Objective =>
In the listing that follows, retype every line from the first through the one containing "const font = 'Liberation". Pictures are to be left out.

Supplied material =>
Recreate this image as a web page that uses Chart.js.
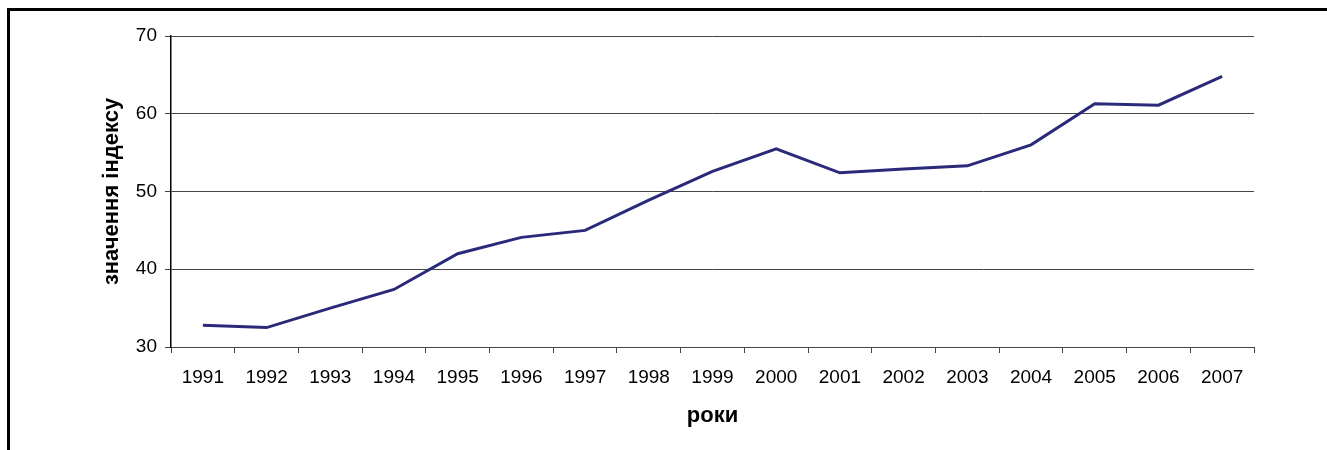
<!DOCTYPE html>
<html>
<head>
<meta charset="utf-8">
<script src="https://cdn.jsdelivr.net/npm/chart.js@4/dist/chart.umd.min.js"></script>
<style>
    html, body { margin: 0; padding: 0; background: #fff; }
    #wrap { position: relative; width: 1327px; height: 450px; overflow: hidden; }
    #frame {
        position: absolute; left: 7px; top: 8px; width: 1330px; height: 460px;
        border-top: 3px solid #000; border-left: 3px solid #000;
    }
    canvas { position: absolute; left: 0; top: 0; }
</style>
</head>
<body>
<div id="wrap">
    <div id="frame"></div>
    <canvas id="indexChart" width="1327" height="450"></canvas>
</div>
<script>
const years = ['1991', '1992', '1993', '1994', '1995', '1996', '1997', '1998', '1999',
    '2000', '2001', '2002', '2003', '2004', '2005', '2006', '2007']
const indexValues = [32.8, 32.5, 35.0, 37.4, 42.0, 44.1, 45.0, 48.9, 52.6,
    55.5, 52.4, 52.9, 53.3, 56.0, 61.3, 61.1, 64.8]
const yTicks = [30, 40, 50, 60, 70]

window.addEventListener('load', function () {
    const ctx = document.getElementById('indexChart').getContext('2d')
    const font = 'Liberation Sans, Arial, sans-serif'

    new Chart(ctx, {
        type: 'line',
        data: {
            labels: years,
            datasets: [{
                data: indexValues,
                borderColor: '#2b2a7a',
                borderWidth: 3,
                pointRadius: 0,
                tension: 0,
                fill: false
            }]
        },
        options: {
            responsive: false,
            animation: false,
            layout: { padding: { left: 0, top: 36, right: 73, bottom: 0 } },
            plugins: { legend: { display: false }, tooltip: { enabled: false } },
            scales: {
                x: {
                    offset: true,
                    grid: {
                        offset: true,
                        drawOnChartArea: false,
                        color: '#444',
                        tickLength: 6
                    },
                    border: { color: '#444', width: 1 },
                    ticks: {
                        color: '#000',
                        font: { family: font, size: 19 },
                        padding: 13,
                        maxRotation: 0,
                        autoSkip: false
                    },
                    title: {
                        display: true,
                        text: 'роки',
                        color: '#000',
                        font: { family: font, size: 22, weight: 'bold' },
                        padding: { top: 0, bottom: 21 }
                    },
                    afterFit: function (scale) { scale.height = 103 }
                },
                y: {
                    min: yTicks[0],
                    max: yTicks[yTicks.length - 1],
                    afterBuildTicks: function (scale) {
                        scale.ticks = yTicks.map(v => ({ value: v }))
                    },
                    grid: {
                        color: '#444',
                        lineWidth: 1,
                        tickLength: 6
                    },
                    border: { color: '#000', width: 1.5 },
                    ticks: {
                        color: '#000',
                        font: { family: font, size: 19 },
                        padding: 8
                    },
                    title: {
                        display: true,
                        text: 'значення індексу',
                        color: '#000',
                        font: { family: font, size: 22, weight: 'bold' },
                        padding: { top: 99, bottom: 0 }
                    },
                    afterFit: function (scale) { scale.width = 171 }
                }
            }
        }
    })
})
</script>
</body>
</html>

Result of the task =>
Recreate this image as a web page that uses Chart.js.
<!DOCTYPE html>
<html>
<head>
<meta charset="utf-8">
<script src="https://cdn.jsdelivr.net/npm/chart.js@4/dist/chart.umd.min.js"></script>
<style>
    html, body { margin: 0; padding: 0; background: #fff; }
    #wrap { position: relative; width: 1327px; height: 450px; overflow: hidden; }
    #frame {
        position: absolute; left: 7px; top: 8px; width: 1330px; height: 460px;
        border-top: 3px solid #000; border-left: 3px solid #000;
    }
    canvas { position: absolute; left: 0; top: 0; }
</style>
</head>
<body>
<div id="wrap">
    <div id="frame"></div>
    <canvas id="indexChart" width="1327" height="450"></canvas>
</div>
<script>
const years = ['1991', '1992', '1993', '1994', '1995', '1996', '1997', '1998', '1999',
    '2000', '2001', '2002', '2003', '2004', '2005', '2006', '2007']
const indexValues = [32.8, 32.5, 35.0, 37.4, 42.0, 44.1, 45.0, 48.9, 52.6,
    55.5, 52.4, 52.9, 53.3, 56.0, 61.3, 61.1, 64.8]
const yTicks = [30, 40, 50, 60, 70]

window.addEventListener('load', function () {
    const ctx = document.getElementById('indexChart').getContext('2d')
    const font = 'Liberation Sans, Arial, sans-serif'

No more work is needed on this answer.